在上面的代码中, 在 return res; 会调用拷贝构造函数, 这个我们在后续解释 RVO 优化的时候会具体说一下, 目前不做解释, 这里只会在C++98版本调用拷贝构造函数.

移动构造函数与移动赋值运算符#

C++11 defines two new functions in service of move semantics: a move constructor, and a move assignment operator. Whereas the goal of the copy constructor and copy assignment is to make a copy of one object to another, the goal of the move constructor and move assignment is to move ownership of the resources from one object to another (which is typically much less expensive than making a copy).

C++11引入了新的移动构造函数与移动赋值操作符, 移动构造函数与移动赋值操作符避免了深拷贝带来的内存消耗, 将原来资源的权限赋值到一个新建的对象中.

Defining a move constructor and move assignment work analogously to their copy counterparts. However, whereas the copy flavors of these functions take a const l-value reference parameter (which will bind to just about anything), the move flavors of these functions use non-const rvalue reference parameters (which only bind to rvalues).

移动构造函数与移动复制操作符与拷贝操作的另一个不同是拷贝操作的参数是左值, 而移动构造函数与移动复制操作符的参数是右值, 关于左值引用与右值引用可以参考下面这篇文章, 我觉得描述很清晰 传送门.

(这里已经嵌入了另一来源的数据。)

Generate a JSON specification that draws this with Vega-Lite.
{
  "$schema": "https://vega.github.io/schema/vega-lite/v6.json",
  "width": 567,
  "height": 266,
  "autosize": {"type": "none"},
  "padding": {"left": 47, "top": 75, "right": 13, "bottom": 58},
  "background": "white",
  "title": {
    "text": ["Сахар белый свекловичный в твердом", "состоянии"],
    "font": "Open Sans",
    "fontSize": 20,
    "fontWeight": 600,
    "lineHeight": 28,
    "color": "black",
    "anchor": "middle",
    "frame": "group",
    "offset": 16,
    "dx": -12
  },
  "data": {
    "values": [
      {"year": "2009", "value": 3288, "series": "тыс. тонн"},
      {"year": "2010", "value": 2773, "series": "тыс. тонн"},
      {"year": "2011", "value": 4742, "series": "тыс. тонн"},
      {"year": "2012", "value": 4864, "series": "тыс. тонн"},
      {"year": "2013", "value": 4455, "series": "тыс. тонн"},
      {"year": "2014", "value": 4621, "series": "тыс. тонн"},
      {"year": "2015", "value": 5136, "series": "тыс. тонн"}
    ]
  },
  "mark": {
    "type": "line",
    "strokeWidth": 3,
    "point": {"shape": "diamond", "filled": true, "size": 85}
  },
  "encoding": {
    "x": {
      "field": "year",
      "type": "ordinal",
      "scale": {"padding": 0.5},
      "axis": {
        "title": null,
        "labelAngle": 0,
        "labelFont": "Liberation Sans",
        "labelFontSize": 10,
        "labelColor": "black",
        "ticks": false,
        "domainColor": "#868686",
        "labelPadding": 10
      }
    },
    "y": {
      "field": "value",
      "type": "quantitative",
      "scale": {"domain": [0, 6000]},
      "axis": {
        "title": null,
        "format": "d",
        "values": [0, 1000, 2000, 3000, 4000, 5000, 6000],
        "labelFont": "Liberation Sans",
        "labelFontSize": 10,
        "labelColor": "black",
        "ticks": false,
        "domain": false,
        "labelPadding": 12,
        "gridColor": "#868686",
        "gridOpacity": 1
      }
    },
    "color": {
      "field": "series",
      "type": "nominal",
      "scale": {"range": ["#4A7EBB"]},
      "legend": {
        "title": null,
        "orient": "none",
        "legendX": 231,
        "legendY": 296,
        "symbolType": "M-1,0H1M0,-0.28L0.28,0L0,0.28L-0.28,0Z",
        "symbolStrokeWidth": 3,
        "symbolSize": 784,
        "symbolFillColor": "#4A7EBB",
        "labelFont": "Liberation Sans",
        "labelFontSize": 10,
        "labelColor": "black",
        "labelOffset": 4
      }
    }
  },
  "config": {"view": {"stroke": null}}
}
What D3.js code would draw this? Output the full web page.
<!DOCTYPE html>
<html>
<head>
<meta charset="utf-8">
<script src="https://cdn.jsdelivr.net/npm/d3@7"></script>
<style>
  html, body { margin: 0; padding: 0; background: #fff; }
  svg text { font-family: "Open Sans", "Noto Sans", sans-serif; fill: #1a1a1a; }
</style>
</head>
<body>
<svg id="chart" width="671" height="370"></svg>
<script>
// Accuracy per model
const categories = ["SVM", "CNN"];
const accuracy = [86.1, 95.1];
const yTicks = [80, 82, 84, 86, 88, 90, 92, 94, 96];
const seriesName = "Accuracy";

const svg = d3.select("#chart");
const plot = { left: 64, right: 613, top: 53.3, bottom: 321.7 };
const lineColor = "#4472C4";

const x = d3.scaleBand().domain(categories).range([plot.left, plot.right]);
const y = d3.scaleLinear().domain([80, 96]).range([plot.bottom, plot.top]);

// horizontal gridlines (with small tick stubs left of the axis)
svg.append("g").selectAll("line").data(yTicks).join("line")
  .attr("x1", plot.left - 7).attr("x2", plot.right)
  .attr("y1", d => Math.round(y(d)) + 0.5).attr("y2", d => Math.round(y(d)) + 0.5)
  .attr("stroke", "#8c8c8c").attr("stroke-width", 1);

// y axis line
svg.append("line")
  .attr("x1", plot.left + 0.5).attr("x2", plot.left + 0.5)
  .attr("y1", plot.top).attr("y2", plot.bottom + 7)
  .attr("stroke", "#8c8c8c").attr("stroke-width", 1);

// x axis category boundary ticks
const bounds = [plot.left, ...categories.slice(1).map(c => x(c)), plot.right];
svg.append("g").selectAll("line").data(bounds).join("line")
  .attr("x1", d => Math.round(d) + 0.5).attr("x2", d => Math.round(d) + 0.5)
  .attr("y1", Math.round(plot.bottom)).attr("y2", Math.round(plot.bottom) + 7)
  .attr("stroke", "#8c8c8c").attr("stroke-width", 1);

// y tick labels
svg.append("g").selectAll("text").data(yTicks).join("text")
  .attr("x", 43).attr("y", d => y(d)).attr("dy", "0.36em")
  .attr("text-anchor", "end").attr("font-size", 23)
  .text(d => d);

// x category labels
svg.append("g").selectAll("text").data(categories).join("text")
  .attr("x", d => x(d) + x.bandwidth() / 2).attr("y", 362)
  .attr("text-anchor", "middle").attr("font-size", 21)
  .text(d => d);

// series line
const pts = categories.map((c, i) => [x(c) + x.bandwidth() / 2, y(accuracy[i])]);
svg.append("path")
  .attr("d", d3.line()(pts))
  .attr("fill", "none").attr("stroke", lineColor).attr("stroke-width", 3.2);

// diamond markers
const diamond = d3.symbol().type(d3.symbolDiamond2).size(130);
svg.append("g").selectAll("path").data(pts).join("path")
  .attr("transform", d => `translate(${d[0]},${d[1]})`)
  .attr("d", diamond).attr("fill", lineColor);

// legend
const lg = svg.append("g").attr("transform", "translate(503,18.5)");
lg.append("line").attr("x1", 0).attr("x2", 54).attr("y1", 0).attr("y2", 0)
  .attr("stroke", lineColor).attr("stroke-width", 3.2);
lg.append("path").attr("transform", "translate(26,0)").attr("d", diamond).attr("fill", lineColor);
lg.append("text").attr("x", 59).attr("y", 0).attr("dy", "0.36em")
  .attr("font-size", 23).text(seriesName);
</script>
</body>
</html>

Here’s the same Auto_ptr3 class as above, with a move constructor and move assignment operator added. We’ve left in the deep-copying copy constructor and copy assignment operator for comparison purposes.

Copy
#include <iostream>

template<typename T>
class Auto_ptr4 {
    T* m_ptr {};
public:
    Auto_ptr4(T* ptr = nullptr)
        : m_ptr { ptr } {
    }

    ~Auto_ptr4() {
        delete m_ptr;
    }
    // Copy constructor
    // Do deep copy of a.m_ptr to m_ptr
    Auto_ptr4(const Auto_ptr4& a) {
        std::cout << "Call Deep Copy Constructor" << std::endl;
        m_ptr = new T;
        *m_ptr = *a.m_ptr;
    }

    // Move constructor
    // Transfer ownership of a.m_ptr to m_ptr
    Auto_ptr4(Auto_ptr4&& a) noexcept
        : m_ptr(a.m_ptr) {
        std::cout << "Call Move Constructor" << std::endl;
        // 移动复制操作符中需要将右值引用的原指针清空, 防止外部修改权限转移过的内存
        a.m_ptr = nullptr; // we'll talk more about this line below
    }

    // Copy assignment
    // Do deep copy of a.m_ptr to m_ptr
    Auto_ptr4& operator=(const Auto_ptr4& a) {
        std::cout << "Use Copy Assignment" << std::endl;
        // Self-assignment detection
        if (&a == this)
            return *this;
        // Release any resource we're holding, 首先需要释放当前对象已经占据的内存
        delete m_ptr;
        // Copy the resource
        m_ptr = new T;
        *m_ptr = *a.m_ptr;
        return *this;
    }

    // Move assignment
    // Transfer ownership of a.m_ptr to m_ptr
    Auto_ptr4& operator=(Auto_ptr4&& a) noexcept {
        std::cout << "Use Move Assignment" << std::endl;
        // Self-assignment detection
        if (&a == this)
            return *this;
        // Release any resource we're holding
        delete m_ptr;
        // Transfer ownership of a.m_ptr to m_ptr
        m_ptr = a.m_ptr;
        a.m_ptr = nullptr; // we'll talk more about this line below
        return *this;
    }
    T& operator*() const { return *m_ptr; }
    T* operator->() const { return m_ptr; }
    bool isNull() const { return m_ptr == nullptr; }
};

class Resource {
public:
    Resource() { std::cout << "Resource acquired\n"; }
    ~Resource() { std::cout << "Resource destroyed\n"; }
};

Auto_ptr4<Resource> generateResource() {
    Auto_ptr4<Resource> res{new Resource};
    return res; // this return value will invoke the move constructor
}

int main() {
    Auto_ptr4<Resource> mainres;
    mainres = generateResource(); // this assignment will invoke the move assignment
    return 0;
}

上面的例子很好的展示了移动构造函数与移动复制运算符与拷贝构造函数, 拷贝复制运算符的不同, 虽然它们都需要重载默认的浅拷贝的运算符, 但是重载的实现方式还是不同的. 在移动复制操作符中有下列需要注意的地方:

1. 移动赋值之前需要清空当前对象持有的资源.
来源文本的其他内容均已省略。